Measuring motion in chest behind moving hand on sequence 4. (a) Accelerometer on chest shows that there are 2 respiration cycles, each taking 9 s. (b) Low-passed velocity measurements on the chest, obtained with standard pyramid [1] (blue), and our bilateral pyramid (red). Our method measures two full up-down cycles of breathing, while the baseline shows the same motion pattern as measured in the occluding hand (c). (d) This effect is also observed when using these pyramids for motion magnification: the baseline (middle) contains movement of the hand in the background, unlike our pyramids (right). (Color figure online)

5 Conclusions

Our work exploits depth to make motion magnification robust against moving occluders. To construct depth-aware steerable pyramids, the bilateral filter was adapted to non-Gaussian kernels, such that filter responses can ignore local image values at distant depth layers. We proposed a simple and efficient filling technique that is less prone to introducing additional filter responses than state-of-the-art image inpainting techniques. Depth-aware motion magnification was demonstrated on a novel RGB+D dataset recorded with Microsoft Kinect 2 for tremor assessment, an important application in the medical domain. On this dataset with small motions in the background behind large motions in the foreground, we show improved qualitative motion magnification results with less visual artifacts compared to a state-of-the-art magnification baseline, which only exploits depth information as a final processing step. The bilateral pyramid also resulted in improved phase-based motion measurements.

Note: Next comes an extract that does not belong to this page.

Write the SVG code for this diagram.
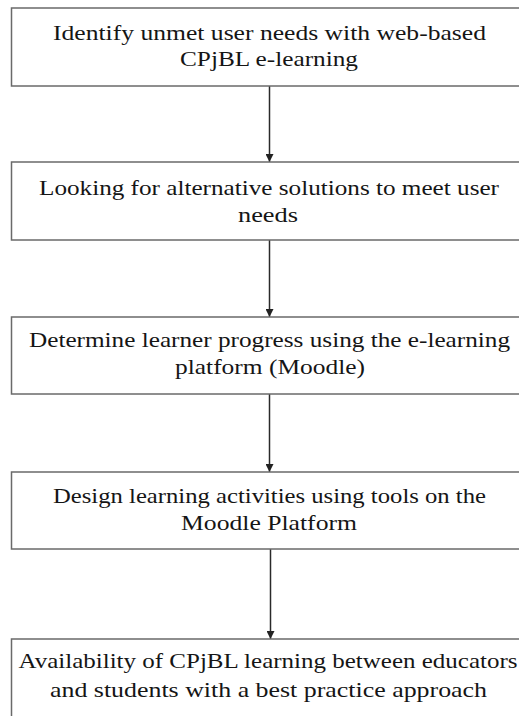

Future work includes extending the dataset with more subjects, extract more measures used in medical practice, and investigate application to computationally efficient Riesz pyramids [25]. Our aim is to develop the explored methods into cheap and objective techniques to discover, monitor and classify tremors and other movement disorders (e.g. dystonia’s) all over the body. Other uses of the non-Gaussian bilateral filter are also considered.